Fannie and Freddie were the original inventors of mortgage-backed security, a key cause of the housing bubble and its subsequent deflation. These GSEs received credit and recognition for ingenuity in unbundling risk and reselling mortgage-backed securities to buyers of varying risk appetite in the global market. It was the secret behind the US housing boom and the enabling idea behind the structured finance market. Alan Greenspan, former Federal Reserve chairman, praised it ceaselessly as an ingenious breakthrough that did much to widen home ownership. But the development weakened the mortgage originators' oversight of loan quality.

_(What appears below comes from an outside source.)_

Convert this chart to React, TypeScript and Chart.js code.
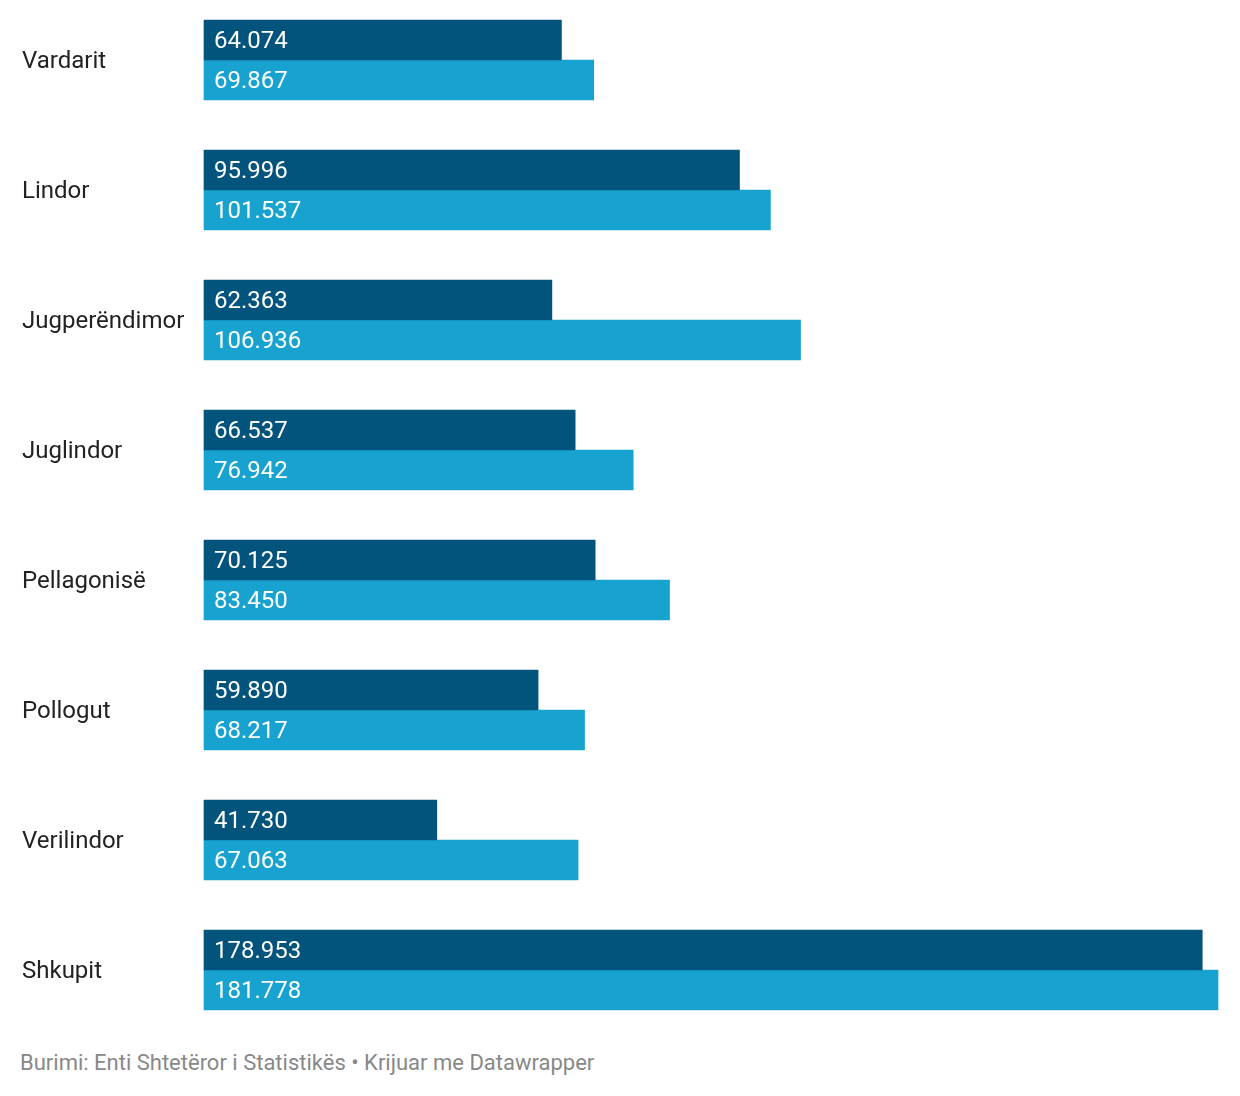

Greenspan accepted the risk as part of the natural phenomenon of "bad loans are made in good times". The backing of the GSEs enabled securitization of "ninja" mortgages (no income, no job or assets), loans that no one would buy if they were not guaranteed by the government. Thus the fault did not lie with mortgage originators, for they would not be able to issue shaky mortgages unless there was a market for them. GSEs' abuse of their alleged government guarantee had rendered market discipline inoperative, allowing the system to go on a wide joyride that was bound to crash of a cliff. Because of their complexity and broad distribution, when securitized debts default, restructuring is almost impossible. There is no effective fire break once the fire begins and quickly engulfs the whole market.

The sooner the need for a systemic restructure is acknowledged and acted upon, the better it would be for the long-term health of the economy, or the future of regulated market capitalism itself. However, hybrid solutions of quick fixes to paper over seismic financial faults are being proposed to enable the evasion of responsibility and for political advantage in an election year.